The horror at Nazis was not what they did, it was who they did it to. This stuff was all fine for non-white people, indeed, we’re supposed to be grateful for the civilizing effect it’s had. The great sin of Nazism was visiting atrocities upon white people. People that mattered. People that were people.

In simple terms, Hitler colonized the colonizers. And they didn’t like it. I would note, neither did we.

The necessary explanation

Please know that I am in no way minimizing the horrors of Nazis or especially the Holocaust. I stand in solidarity with those oppressed people, in compassion for those dead. The question is, do you stand with me?

The lesson many people have drawn from the Holocaust is to never speak of Nazis unless someone is literally gassing people. This does a great disservice to the dead.

The lesson is empathy — that no one’s lives, rights, bodies, and dignity should be taken away. And I assure you, we non-white people feel the same. If you could just empathize. The lesson is not to pit our atrocities against each other, it is solidarity against all oppression.

White people understand Nazism on a visceral level because it happened to them, because it could happen to them, but I’m telling you, it happened to us. If you thought a few decades of Nazis was bad, we suffered under colonial occupation for hundreds of years. And now we use the word for furniture.

Colonization Of Non-White People Good

Colonialism has indeed become furniture, something in the background that we just ignore. But look closer. The furniture is made of human bones. Starving children. Severed limbs, bodies tortured with glass bottles, ignored in famine, cut with barbed wire and chains. Colonial furniture is like a serial killer’s lampshade. It’s made of skin and bones, blood and tears, sweat and abject fear.

Even today, prominent historians will talk about colonialism as a net positive, because hey the world exists and I have tenure. As if another world wasn’t possible. As if wrong wasn’t wrong because railroads.

Of course, the same people survived Nazism and don’t speak of that as a net good. That was evil, because it happened to them. And yet, for much of the world Nazism actually ended our terror, because a weakened Europe then withdrew its foot from our necks. But we don’t talk about it that way because we’re not awful.

I wouldn’t rest my freedom on the backs of so many that suffered. I mourn them as my own. So why do you rest this present on the broken backs of my ancestors, and expect no condemnation? Why can’t you mourn for us?

Where I live, the British suppressed a rebellion by killing all the men and livestock and burning and salting the Earth. The Uva Province, once a breadbasket, is poor to this day. And yet even we remain colonized, in our own minds. Even we defend these murderers and thieves by thanking them for the few things they left, like thanking a rapist for leaving the bed.

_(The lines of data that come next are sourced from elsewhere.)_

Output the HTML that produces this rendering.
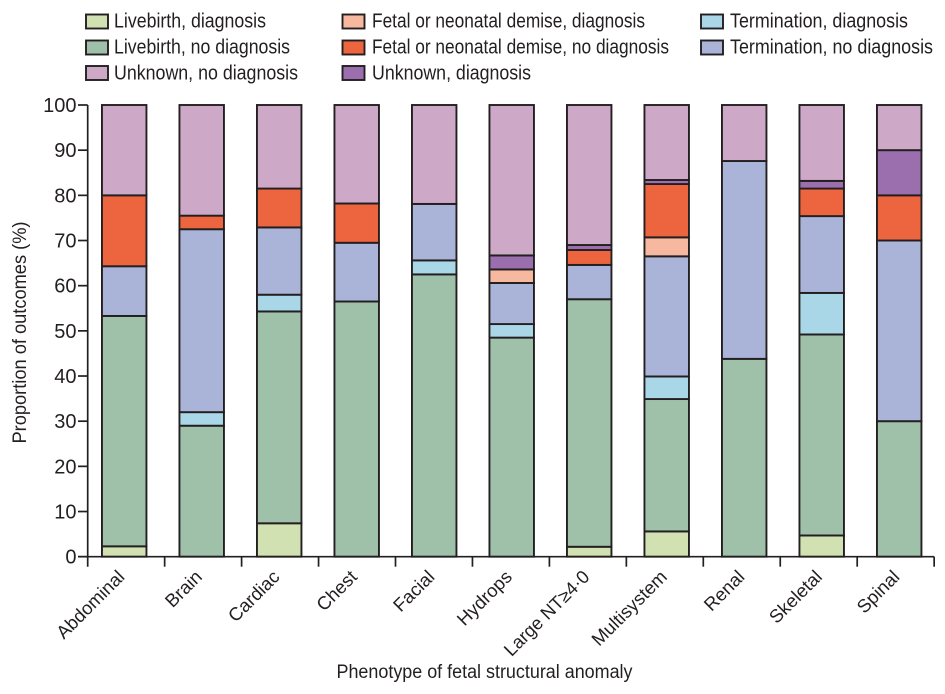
<!DOCTYPE html>
<html>
<head>
<meta charset="utf-8">
<style>
html,body{margin:0;padding:0;background:#fff;}
svg{display:block;}
text{font-family:"Liberation Sans","DejaVu Sans",sans-serif;fill:#231f20;}
</style>
</head>
<body>
<svg id="chart" xmlns="http://www.w3.org/2000/svg" width="945" height="694" viewBox="0 0 945 694">
  <g id="legend"></g>
  <g id="bars"></g>
  <g id="axes"></g>
  <text transform="translate(26,332.5) rotate(-90)" text-anchor="middle" font-size="19" textLength="222" lengthAdjust="spacingAndGlyphs">Proportion of outcomes (%)</text>
  <text x="484.5" y="678" text-anchor="middle" font-size="19" textLength="296" lengthAdjust="spacingAndGlyphs">Phenotype of fetal structural anomaly</text>
</svg>
<script>
const categories = ["Abdominal","Brain","Cardiac","Chest","Facial","Hydrops","Large NT\u22654\u00b70","Multisystem","Renal","Skeletal","Spinal"];
const yTicks = [0,10,20,30,40,50,60,70,80,90,100];
const livebirthDiagnosis     = [2.3, 0,   7.4, 0,   0,   0,   2.2,  5.6,  0,    4.7, 0];
const livebirthNoDiagnosis   = [51,  29,  46.9,56.5,62.5,48.5,54.8, 29.3, 43.8, 44.5,30];
const terminationDiagnosis   = [0,   3,   3.7, 0,   3.1, 3,   0,    5,    0,    9.2, 0];
const terminationNoDiagnosis = [11,  40.5,14.9,13,  12.5,9.1, 7.6,  26.6, 43.8, 17,  40];
const fetalDiagnosis         = [0,   0,   0,   0,   0,   3,   0,    4.2,  0,    0,   0];
const fetalNoDiagnosis       = [15.7,3,   8.6, 8.7, 0,   0,   3.3,  11.8, 0,    6.1, 10];
const unknownDiagnosis       = [0,   0,   0,   0,   0,   3.1, 1.1,  0.9,  0,    1.7, 10];
const unknownNoDiagnosis     = [20,  24.5,18.5,21.8,21.9,33.3,31,   16.6, 12.4, 16.8,10];

const seriesOrder = [
  {key:"livebirth-diagnosis", label:"Livebirth, diagnosis", values:livebirthDiagnosis, color:"#d1e1b1"},
  {key:"livebirth-no-diagnosis", label:"Livebirth, no diagnosis", values:livebirthNoDiagnosis, color:"#a0c1a9"},
  {key:"termination-diagnosis", label:"Termination, diagnosis", values:terminationDiagnosis, color:"#a9d7e7"},
  {key:"termination-no-diagnosis", label:"Termination, no diagnosis", values:terminationNoDiagnosis, color:"#aab4d8"},
  {key:"fetal-diagnosis", label:"Fetal or neonatal demise, diagnosis", values:fetalDiagnosis, color:"#f6b89e"},
  {key:"fetal-no-diagnosis", label:"Fetal or neonatal demise, no diagnosis", values:fetalNoDiagnosis, color:"#ec653f"},
  {key:"unknown-diagnosis", label:"Unknown, diagnosis", values:unknownDiagnosis, color:"#9b6fae"},
  {key:"unknown-no-diagnosis", label:"Unknown, no diagnosis", values:unknownNoDiagnosis, color:"#cea9c7"}
];

const NS = "http://www.w3.org/2000/svg";
const INK = "#231f20";
const yScale = v => 556.7 - v * 4.517;
const barCenter = i => 124.2 + i * 77.5;
const tickX = i => 87.7 + i * 76.95;
const barWidth = 44.5;

function make(tag, attrs, parent) {
  const el = document.createElementNS(NS, tag);
  for (const k in attrs) el.setAttribute(k, attrs[k]);
  parent.appendChild(el);
  return el;
}

/* bars */
const barsG = document.getElementById("bars");
categories.forEach((cat, i) => {
  let cum = 0;
  seriesOrder.forEach(s => {
    const v = s.values[i];
    if (v <= 0) return;
    const y1 = yScale(cum + v), y0 = yScale(cum);
    const r = make("rect", {x: barCenter(i) - barWidth / 2, y: y1, width: barWidth, height: y0 - y1, fill: s.color, stroke: INK, "stroke-width": 1.9}, barsG);
    
    
    cum += v;
  });
});

/* axes */
const axesG = document.getElementById("axes");
const yLine = make("line", {x1: tickX(0), x2: tickX(0), y1: yScale(100), y2: 566.7, stroke: INK, "stroke-width": 1.7}, axesG);


const xLine = make("line", {x1: 78, x2: tickX(categories.length), y1: yScale(0), y2: yScale(0), stroke: INK, "stroke-width": 1.7}, axesG);



yTicks.forEach(t => {
  const tk = make("line", {x1: 78, x2: tickX(0), y1: yScale(t), y2: yScale(t), stroke: INK, "stroke-width": 1.7}, axesG);
  
  
  const lb = make("text", {x: 76.5, y: yScale(t) + 7, "text-anchor": "end", "font-size": 20}, axesG);
  
  
  lb.textContent = t;
});

for (let i = 1; i <= categories.length; i++) {
  const tk = make("line", {x1: tickX(i), x2: tickX(i), y1: yScale(0), y2: 566.7, stroke: INK, "stroke-width": 1.7}, axesG);
  
  
}

categories.forEach((cat, i) => {
  const x = barCenter(i) + 1.5, y = 578;
  const lb = make("text", {transform: "translate(" + x + "," + y + ") rotate(-45)", "text-anchor": "end", "font-size": 18.5}, axesG);
  
  
  lb.textContent = cat;
  const natural = lb.getComputedTextLength();
  if (natural > 112) {
    lb.setAttribute("textLength", 112);
    lb.setAttribute("lengthAdjust", "spacingAndGlyphs");
  }
});

/* legend */
const legendRows = [
  ["livebirth-diagnosis", 86, 14.5, 114, 27.5, 152],
  ["livebirth-no-diagnosis", 86, 40.5, 114, 53.5, 176],
  ["unknown-no-diagnosis", 86, 66, 114, 79.5, 184],
  ["fetal-diagnosis", 342.5, 14.5, 372, 27.5, 273],
  ["fetal-no-diagnosis", 342.5, 40.5, 372, 53.5, 297],
  ["unknown-diagnosis", 342.5, 66, 372, 79.5, 159],
  ["termination-diagnosis", 701, 14.5, 730, 27.5, 178],
  ["termination-no-diagnosis", 701, 40.5, 730, 53.5, 203]
];
const legendG = document.getElementById("legend");
legendRows.forEach(row => {
  const s = seriesOrder.find(o => o.key === row[0]);
  const sw = make("rect", {x: row[1], y: row[2], width: 22, height: 14, fill: s.color, stroke: INK, "stroke-width": 1.9}, legendG);
  
  
  const tx = make("text", {x: row[3], y: row[4], "font-size": 20, textLength: row[5], lengthAdjust: "spacingAndGlyphs"}, legendG);
  
  
  tx.textContent = s.label;
});
</script>
</body>
</html>
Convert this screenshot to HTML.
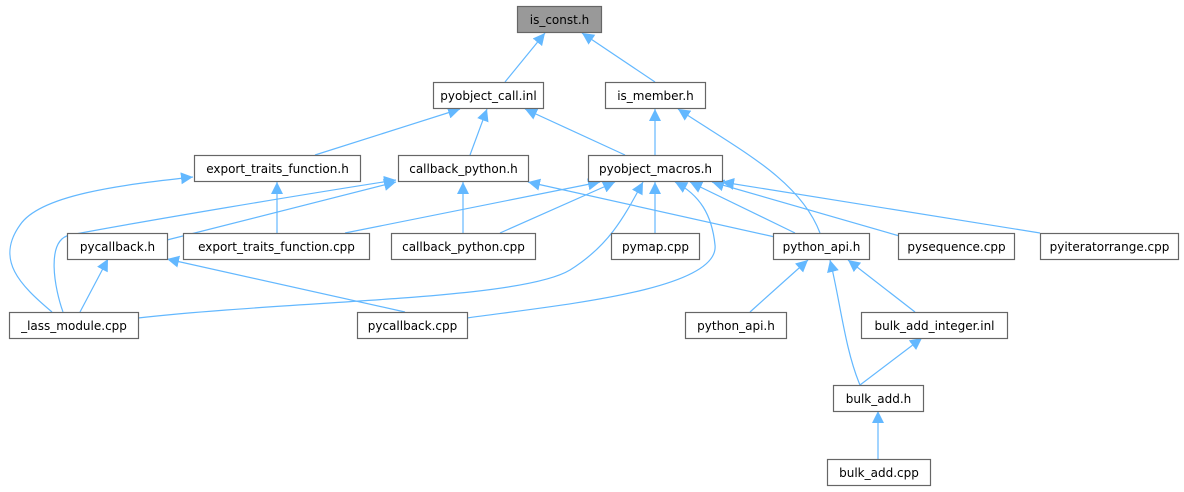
<!DOCTYPE html>
<html><head><meta charset="utf-8"><style>
html,body{margin:0;padding:0;background:#fff;}
svg{display:block;}
text{font-family:"DejaVu Sans","Liberation Sans",sans-serif;font-size:12px;fill:#000;}
</style></head><body>
<svg width="1184" height="492" viewBox="0 0 1184 492" xmlns="http://www.w3.org/2000/svg">
<defs>
<marker id="a" viewBox="0 0 10 10" refX="10" refY="5" markerWidth="12" markerHeight="12" markerUnits="userSpaceOnUse" orient="auto">
<path d="M0,0 L10,5 L0,10 z" fill="#63b8ff"/>
</marker>
</defs>
<g fill="none" stroke="#63b8ff" stroke-width="1.2" marker-end="url(#a)">
<path d="M505,82 L545,33"/>
<path d="M655,82 L582,33"/>
<path d="M315,155 L460,109"/>
<path d="M470,155 L487,109"/>
<path d="M625,155 L525,109"/>
<path d="M655,155 L655,109"/>
<path d="M820,233 C800,180 740,150 678,109"/>
<path d="M277,233 L277,182"/>
<path d="M52,312 C20,285 -5,260 20,225 C40,195 120,185 193,177"/>
<path d="M163,241 L396,182"/>
<path d="M63,312 C55,290 45,240 70,235 C150,220 300,195 396,180"/>
<path d="M463,233 L463,182"/>
<path d="M775,237 L528,182"/>
<path d="M345,233 L600,182"/>
<path d="M500,233 L615,182"/>
<path d="M138,318 C300,300 520,300 570,270 C610,245 625,215 643,182"/>
<path d="M467,318 C560,305 720,290 715,245 C712,215 700,195 675,182"/>
<path d="M655,233 L655,182"/>
<path d="M795,233 L690,182"/>
<path d="M903,237 L712,182"/>
<path d="M1040,233 L722,182"/>
<path d="M405,312 L167,259"/>
<path d="M80,312 L108,259"/>
<path d="M750,312 L808,260"/>
<path d="M915,312 L848,260"/>
<path d="M860,385 C845,350 840,300 830,260"/>
<path d="M860,385 L922,338"/>
<path d="M878,459 L878,411"/>
</g>
<g stroke="#666" stroke-width="1.2" fill="#fff">
<rect x="517.5" y="6.5" width="84" height="26" fill="#999"/>
<rect x="433.5" y="82.5" width="110" height="26"/>
<rect x="605.5" y="82.5" width="100" height="26"/>
<rect x="194.5" y="155.5" width="166" height="26"/>
<rect x="398.5" y="155.5" width="130" height="26"/>
<rect x="588.5" y="155.5" width="134" height="26"/>
<rect x="67.5" y="233.5" width="100" height="26"/>
<rect x="183.5" y="233.5" width="186" height="26"/>
<rect x="391.5" y="233.5" width="144" height="26"/>
<rect x="611.5" y="233.5" width="88" height="26"/>
<rect x="773.5" y="233.5" width="96" height="26"/>
<rect x="898.5" y="233.5" width="116" height="26"/>
<rect x="1040.5" y="233.5" width="138" height="26"/>
<rect x="9.5" y="312.5" width="129" height="26"/>
<rect x="357.5" y="312.5" width="110" height="26"/>
<rect x="685.5" y="312.5" width="101" height="26"/>
<rect x="861.5" y="312.5" width="146" height="26"/>
<rect x="833.5" y="385.5" width="90" height="26"/>
<rect x="827.5" y="459.5" width="103" height="26"/>
</g>
<g text-anchor="middle">
<text x="559.5" y="24">is_const.h</text>
<text x="488.5" y="100">pyobject_call.inl</text>
<text x="655.5" y="100">is_member.h</text>
<text x="277.5" y="173">export_traits_function.h</text>
<text x="463.5" y="173">callback_python.h</text>
<text x="655.5" y="173">pyobject_macros.h</text>
<text x="117.5" y="251">pycallback.h</text>
<text x="276.5" y="251">export_traits_function.cpp</text>
<text x="463.5" y="251">callback_python.cpp</text>
<text x="655.5" y="251">pymap.cpp</text>
<text x="821.5" y="251">python_api.h</text>
<text x="956.5" y="251">pysequence.cpp</text>
<text x="1109.5" y="251">pyiteratorrange.cpp</text>
<text x="74" y="330">_lass_module.cpp</text>
<text x="412.5" y="330">pycallback.cpp</text>
<text x="736" y="330">python_api.h</text>
<text x="934.5" y="330">bulk_add_integer.inl</text>
<text x="878.5" y="403">bulk_add.h</text>
<text x="879" y="477">bulk_add.cpp</text>
</g>
</svg>
</body></html>
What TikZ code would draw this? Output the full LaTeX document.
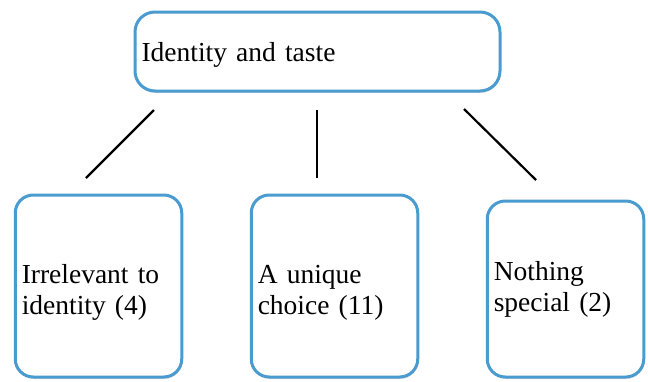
\documentclass[tikz,border=0pt]{standalone}
\usepackage{fontspec}
\setmainfont{Liberation Serif}
\usetikzlibrary{shadows}
\definecolor{boxblue}{RGB}{74,155,208}
\begin{document}
\begin{tikzpicture}[x=1pt,y=-1pt,
  box/.style={draw=boxblue, line width=3pt, fill=white, rounded corners=18pt,
    align=left, inner xsep=6.5pt, inner ysep=0pt,
    font=\fontsize{27.5}{31}\selectfont,
    drop shadow={opacity=0.25, shadow xshift=0.6pt, shadow yshift=-2pt}},
  link/.style={line width=2.2pt, black}]
\useasboundingbox (0,0) rectangle (648,381);
\node[box, text width=352pt, minimum height=79pt, rounded corners=20pt,
  text height=19pt, text depth=0pt] (top) at (317.5,51.5) {Identity and taste};
\node[box, text width=153.5pt, minimum height=182pt,
  text height=20pt, text depth=26pt] (left) at (98.5,286) {Irrelevant to\\identity (4)};
\node[box, text width=153.5pt, minimum height=182pt,
  text height=20pt, text depth=26pt] (mid) at (334.5,286) {A unique\\choice (11)};
\node[box, text width=143.5pt, minimum height=176pt,
  text height=16pt, text depth=34pt] (right) at (565.5,289) {Nothing\\special (2)};
\coordinate (l1) at (154,110);
\coordinate (l2) at (86,178);
\coordinate (m1) at (317,110);
\coordinate (m2) at (317,178);
\coordinate (r1) at (464,109);
\coordinate (r2) at (536,180);
\draw[link] (l1) -- (l2);
\draw[link] (m1) -- (m2);
\draw[link] (r1) -- (r2);
\end{tikzpicture}
\end{document}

The corrosive influence of colonialism continues because we have rendered its horrors invisible. Nazism is real, animated, almost a caricature of evil. It’s victims noble, heroic, mourned. Colonialism, however, happened to savages. The suffering is dark, literally so. You can’t see it.

However, turn up the exposure a little bit and you’ll see. You’ll see us. The lives that never were, that never could be, the very life expectancy that was stolen from us. The millions upon millions dead. The starvation. The camps, the torture, the casual, everyday oppression for hundreds of years.

Fuck Nazis and fuck colonialism. Fuck all of it. Fuck all oppression of any human beings. Colonialism does not get a pass because it happened to non-white people. That’s just white people, continuing to think they’re better than someone else.

All of Europe was a centuries-long orgy of bloodlust and savagery that only ended when it turned on itself. It was always bad, white people only noticed when it happened to them. But it happened to us, and it was awful, and this is true. Colonialism was worse than Nazism. If you don’t see that, you simply don’t see us. Open your eyes and see. Nazis weren’t some anomaly that happened to Europe. It was just colonialism imploding on itself.